Ora, no caso de Portugal, e considerando que pode estar em causa a falência do sistema público de segurança social, a reflexão sobre esta temática é sobremaneira premente. E – como tive a oportunidade de alertar em artigo publicado no n.º 14/15 da revista Sociedade e Trabalho, do Ministério da Segurança Social e do Trabalho, 2001 – o envelhecimento da sociedade europeia convoca, com urgência, a uma mudança de paradigma laboral. Existe uma "outra via", para além do incremento da natalidade e da imigração, que passa por alterar mentalidades. A maioria das pessoas com 55 anos de idade ou mais permanecem vitais e, se pretenderem continuar a trabalhar, é preciso que os empregadores olhem de forma positiva, e sem preconceitos, a sua manutenção e/ou o seu regresso à vida activa. Por exemplo, a Holanda foi paradigma desta inversão de mentalidades. Desde 2001 que a contratação de trabalhadores seniores está em crescimento e numerosas empresas – que há alguns anos se recusavam empregar estes trabalhadores – reconsideram agora a sua política de recrutamento. Por outro lado, muitos trabalhadores com 55 ou mais anos mostram-se disponíveis para se manterem no activo, quer a tempo completo, quer a tempo parcial.

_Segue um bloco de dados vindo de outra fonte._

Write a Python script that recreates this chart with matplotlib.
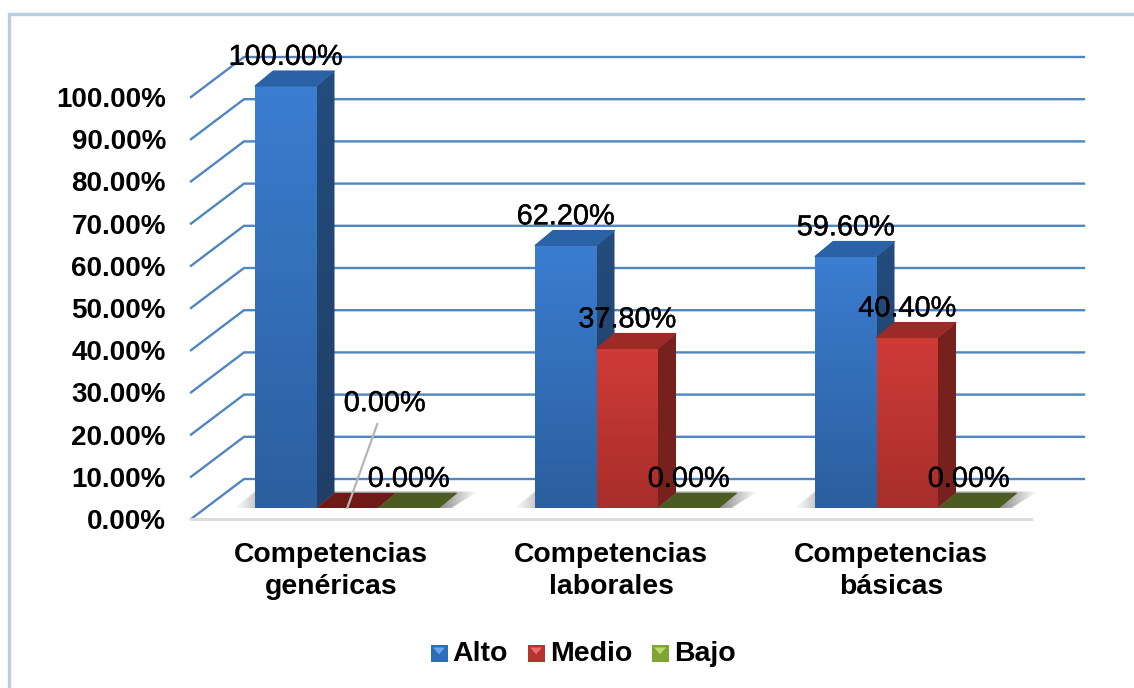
import matplotlib
matplotlib.use("Agg")
from matplotlib import pyplot as plt
from matplotlib.colors import LinearSegmentedColormap
from matplotlib.legend_handler import HandlerBase
from matplotlib.lines import Line2D
from matplotlib.patches import Patch, Polygon
import matplotlib.patheffects as pe
import numpy as np

categories = ["Competencias\ngenéricas", "Competencias\nlaborales", "Competencias\nbásicas"]
series_names = ["Alto", "Medio", "Bajo"]
alto = [100.0, 62.2, 59.6]
medio = [0.0, 37.8, 40.4]
bajo = [0.0, 0.0, 0.0]
y_ticks = [0, 10, 20, 30, 40, 50, 60, 70, 80, 90, 100]

# light, dark, side, top, flat (for zero height bars), legend
BLUE = ("#3b7dd0", "#2b5f9f", "#244c7c", "#2a62a6", "#2a62a6", "#2f6db5")
RED = ("#cf3b37", "#a82e2b", "#76211e", "#9c2a27", "#6e1b17", "#b8322f")
GREEN = ("#8db33a", "#6e8c2c", "#4b5f1e", "#556b22", "#4a5c20", "#7fa334")
GRID = "#4f86c0"

plt.rcParams["font.family"] = ["Liberation Sans", "DejaVu Sans"]

fig = plt.figure(figsize=(11.34, 6.88), dpi=100)
W, H = 1134.0, 688.0

# horizontal and vertical pixel sizes of the data units
PX = 3 / 840.0
PY = 100 / 422.0
WALL_DX, WALL_DY = 53 * PX, 40 * PY     # depth of the floor
BAR_DX, BAR_DY = 18 * PX, 15 * PY       # depth of one bar
BASE_DY = 11 * PY                       # distance of the bars to the front edge
BAR_W = 61.5 * PX

# the axes box is bigger than the front plane so the depth faces fit inside it
ax = fig.add_axes([191 / W, (H - 519) / H, 909 / W, 489 / H])
XLIM = (-0.5, -0.5 + 909 * PX)
YLIM = (0, 489 * PY)
ax.set_xlim(XLIM)
ax.set_ylim(YLIM)
for s in ax.spines.values():
    s.set_visible(False)


def gradient_poly(pts, c0, c1, z, horizontal=False):
    pts = np.array(pts)
    cmap = LinearSegmentedColormap.from_list("g", [c0, c1])
    grad = np.linspace(0, 1, 64).reshape(64, 1)
    if horizontal:
        grad = grad.T
    img = ax.imshow(grad, cmap=cmap, aspect="auto", origin="upper", zorder=z,
                    extent=[pts[:, 0].min(), pts[:, 0].max(), pts[:, 1].min(), pts[:, 1].max()])
    clip = Polygon(pts, closed=True, transform=ax.transData, fc="none", ec="none")
    ax.add_patch(clip)
    img.set_clip_path(clip)


def bar3d(x0, value, colors, z):
    x1 = x0 + BAR_W
    y0 = BASE_DY
    y1 = y0 + value
    if value == 0:
        ax.add_patch(Polygon([(x0, y0), (x1, y0), (x1 + BAR_DX, y0 + BAR_DY), (x0 + BAR_DX, y0 + BAR_DY)],
                             closed=True, fc=colors[4], ec="none", zorder=z))
        return
    gradient_poly([(x0, y0), (x1, y0), (x1, y1), (x0, y1)], colors[0], colors[1], z)
    gradient_poly([(x1, y0), (x1 + BAR_DX, y0 + BAR_DY), (x1 + BAR_DX, y1 + BAR_DY), (x1, y1)],
                  colors[2], "#1f3f68" if colors is BLUE else colors[2], z)
    ax.add_patch(Polygon([(x0, y1), (x1, y1), (x1 + BAR_DX, y1 + BAR_DY), (x0 + BAR_DX, y1 + BAR_DY)],
                         closed=True, fc=colors[3], ec=colors[3], lw=0.8, joinstyle="round", zorder=z))


# back wall and left wall
for p in y_ticks:
    ax.plot([-0.5, -0.5 + WALL_DX, 2.5 + WALL_DX], [p, p + WALL_DY, p + WALL_DY],
            color=GRID, lw=1.7, zorder=1, clip_on=False, solid_joinstyle="miter")

# floor edge
ax.plot([-0.5, 2.5], [0, 0], color="#dcdcdc", lw=2.2, zorder=1.5, clip_on=False)

for i in range(len(categories)):
    start = i - 0.5 + 64 * PX
    end = start + 3 * BAR_W
    top = BASE_DY + BAR_DY * 1.1
    # soft shadow around the foot of each group
    ax.add_patch(Polygon([(start, BASE_DY), (end, BASE_DY), (end + BAR_DX, top), (start + BAR_DX, top)],
                         closed=True, fc="#9a9a9a", ec="none", zorder=2))
    gradient_poly([(start - 20 * PX, BASE_DY), (start, BASE_DY), (start + BAR_DX, top), (start, top)],
                  "#ffffff", "#9a9a9a", 2, horizontal=True)
    gradient_poly([(end, BASE_DY), (end + 12 * PX, BASE_DY), (end + BAR_DX + 20 * PX, top), (end + BAR_DX, top)],
                  "#8f8f8f", "#ffffff", 2, horizontal=True)
    for j, (vals, cols) in enumerate(zip((alto, medio, bajo), (BLUE, RED, GREEN))):
        bar3d(start + j * BAR_W, vals[i], cols, 3 + i + j * 0.1)

# value labels sit above the front face of every bar
stroke = [pe.withStroke(linewidth=0.3, foreground="black")]
for i in range(len(categories)):
    start = i - 0.5 + 64 * PX
    for j, vals in enumerate((alto, medio, bajo)):
        xc = start + (j + 0.5) * BAR_W
        yc = BASE_DY + vals[i]
        txt = "%.2f%%" % vals[i]
        if i == 0 and j == 1:
            ax.annotate(txt, xy=(xc, yc), xytext=(27, 75.5), textcoords="offset points",
                        ha="center", va="center", fontsize=20.8, color="black", zorder=20,
                        path_effects=stroke, annotation_clip=False,
                        arrowprops=dict(arrowstyle="-", color="#b5b5b5", lw=1.6, shrinkA=3, shrinkB=0))
        else:
            ax.annotate(txt, xy=(xc, yc), xytext=(0, 21), textcoords="offset points",
                        ha="center", va="center", fontsize=20.8, color="black", zorder=20,
                        path_effects=stroke, annotation_clip=False)

ax.set_yticks(y_ticks)
ax.set_yticklabels(["%.2f%%" % v for v in y_ticks], fontsize=20, fontweight="bold")
ax.set_xticks(range(len(categories)))
ax.set_xticklabels(categories, fontsize=20.4, fontweight="bold", linespacing=1.32)
ax.tick_params(axis="y", length=0, pad=18)
ax.tick_params(axis="x", length=0, pad=16.5)
ax.set_xlim(XLIM)
ax.set_ylim(YLIM)


class SwatchHandler(HandlerBase):
    # square key with a lighter notch at the top
    def create_artists(self, legend, orig, x0, y0, width, height, fontsize, trans):
        col = orig.get_facecolor()
        light = tuple(min(1, c + 0.22) for c in col[:3])
        sq = Polygon([(x0, y0), (x0 + width, y0), (x0 + width, y0 + width), (x0, y0 + width)],
                     closed=True, fc=col, ec="none", transform=trans)
        tri = Polygon([(x0 + 0.15 * width, y0 + width * 0.85), (x0 + 0.85 * width, y0 + width * 0.85),
                       (x0 + 0.5 * width, y0 + width * 0.45)],
                      closed=True, fc=light, ec="none", transform=trans)
        return [sq, tri]


handles = [Patch(facecolor=c[5], label=n) for c, n in zip((BLUE, RED, GREEN), series_names)]
leg = fig.legend(handles=handles, loc="center", bbox_to_anchor=(583 / W, (H - 654) / H), ncol=3,
                 frameon=False, prop=dict(size=20.5, weight="bold"), handlelength=0.6, handleheight=0.6,
                 handletextpad=0.18, columnspacing=0.68,
                 handler_map={Patch: SwatchHandler()})

# thin frame around the chart area
fig.add_artist(Line2D([9 / W, 9 / W, 1], [0, (H - 14) / H, (H - 14) / H], color="#b8cce4", lw=2.4,
                      solid_joinstyle="miter"))

fig.savefig("out.png", dpi=100)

Por tudo isto, e no seu conjunto – aliás, como foi há dias reconhecido pelo comissário europeu dos assuntos económicos e financeiros, Joaquín Almunia –, as medidas adoptadas pelo governo de José Sócrates em matéria de políticas de envelhecimento activo, porque necessárias e urgentes, representam um assinalável reforço na sustentabilidade do sistema público de Segurança Social.